Given instruction —
Produce a word-for-word copy of the listing below without its pictures.

Recorded information —
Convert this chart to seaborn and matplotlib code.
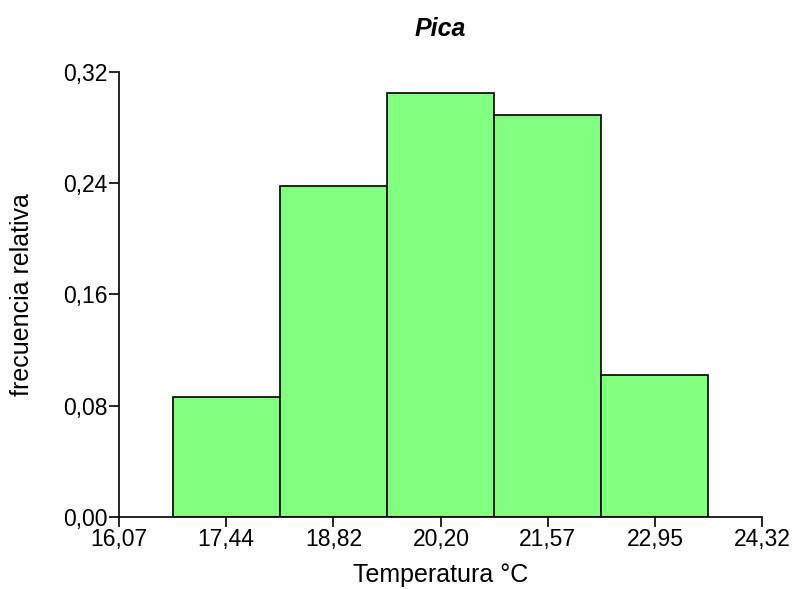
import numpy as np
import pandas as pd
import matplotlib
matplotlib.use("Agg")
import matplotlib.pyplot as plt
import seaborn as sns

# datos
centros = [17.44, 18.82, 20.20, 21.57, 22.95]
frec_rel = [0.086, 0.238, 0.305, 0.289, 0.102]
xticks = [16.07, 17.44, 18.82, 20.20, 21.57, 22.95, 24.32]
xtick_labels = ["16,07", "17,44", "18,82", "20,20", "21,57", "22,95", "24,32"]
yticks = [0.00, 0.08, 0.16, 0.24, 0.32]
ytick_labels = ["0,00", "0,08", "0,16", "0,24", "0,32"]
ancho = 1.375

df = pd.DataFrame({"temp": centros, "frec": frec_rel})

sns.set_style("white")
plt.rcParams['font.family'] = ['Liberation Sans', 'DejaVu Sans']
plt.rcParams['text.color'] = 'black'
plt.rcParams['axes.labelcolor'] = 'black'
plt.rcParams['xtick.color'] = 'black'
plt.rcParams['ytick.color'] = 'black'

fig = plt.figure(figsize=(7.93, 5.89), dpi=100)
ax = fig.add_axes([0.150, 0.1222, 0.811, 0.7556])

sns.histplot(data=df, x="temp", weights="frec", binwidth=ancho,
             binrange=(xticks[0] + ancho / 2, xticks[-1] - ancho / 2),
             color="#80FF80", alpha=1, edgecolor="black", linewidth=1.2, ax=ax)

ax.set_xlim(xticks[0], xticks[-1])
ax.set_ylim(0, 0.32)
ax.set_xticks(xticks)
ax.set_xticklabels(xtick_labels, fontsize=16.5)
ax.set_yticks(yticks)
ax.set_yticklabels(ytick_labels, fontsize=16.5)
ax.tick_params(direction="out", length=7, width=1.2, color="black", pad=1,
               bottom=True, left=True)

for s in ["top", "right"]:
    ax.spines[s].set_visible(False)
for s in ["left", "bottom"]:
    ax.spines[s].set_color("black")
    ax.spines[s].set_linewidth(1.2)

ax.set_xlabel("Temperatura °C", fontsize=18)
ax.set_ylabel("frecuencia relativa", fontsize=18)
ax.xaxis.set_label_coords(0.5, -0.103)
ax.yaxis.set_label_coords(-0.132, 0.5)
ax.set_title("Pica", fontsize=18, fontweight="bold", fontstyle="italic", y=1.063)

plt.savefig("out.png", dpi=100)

The completed task —
Convert this chart to seaborn and matplotlib code.
import numpy as np
import pandas as pd
import matplotlib
matplotlib.use("Agg")
import matplotlib.pyplot as plt
import seaborn as sns

# datos
centros = [17.44, 18.82, 20.20, 21.57, 22.95]
frec_rel = [0.086, 0.238, 0.305, 0.289, 0.102]
xticks = [16.07, 17.44, 18.82, 20.20, 21.57, 22.95, 24.32]
xtick_labels = ["16,07", "17,44", "18,82", "20,20", "21,57", "22,95", "24,32"]
yticks = [0.00, 0.08, 0.16, 0.24, 0.32]
ytick_labels = ["0,00", "0,08", "0,16", "0,24", "0,32"]
ancho = 1.375

df = pd.DataFrame({"temp": centros, "frec": frec_rel})

sns.set_style("white")
plt.rcParams['font.family'] = ['Liberation Sans', 'DejaVu Sans']
plt.rcParams['text.color'] = 'black'
plt.rcParams['axes.labelcolor'] = 'black'
plt.rcParams['xtick.color'] = 'black'
plt.rcParams['ytick.color'] = 'black'

fig = plt.figure(figsize=(7.93, 5.89), dpi=100)
ax = fig.add_axes([0.150, 0.1222, 0.811, 0.7556])

sns.histplot(data=df, x="temp", weights="frec", binwidth=ancho,
             binrange=(xticks[0] + ancho / 2, xticks[-1] - ancho / 2),
             color="#80FF80", alpha=1, edgecolor="black", linewidth=1.2, ax=ax)

ax.set_xlim(xticks[0], xticks[-1])
ax.set_ylim(0, 0.32)
ax.set_xticks(xticks)
ax.set_xticklabels(xtick_labels, fontsize=16.5)
ax.set_yticks(yticks)
ax.set_yticklabels(ytick_labels, fontsize=16.5)
ax.tick_params(direction="out", length=7, width=1.2, color="black", pad=1,
               bottom=True, left=True)

for s in ["top", "right"]:
    ax.spines[s].set_visible(False)
for s in ["left", "bottom"]:
    ax.spines[s].set_color("black")
    ax.spines[s].set_linewidth(1.2)

ax.set_xlabel("Temperatura °C", fontsize=18)
ax.set_ylabel("frecuencia relativa", fontsize=18)
ax.xaxis.set_label_coords(0.5, -0.103)
ax.yaxis.set_label_coords(-0.132, 0.5)
ax.set_title("Pica", fontsize=18, fontweight="bold", fontstyle="italic", y=1.063)

plt.savefig("out.png", dpi=100)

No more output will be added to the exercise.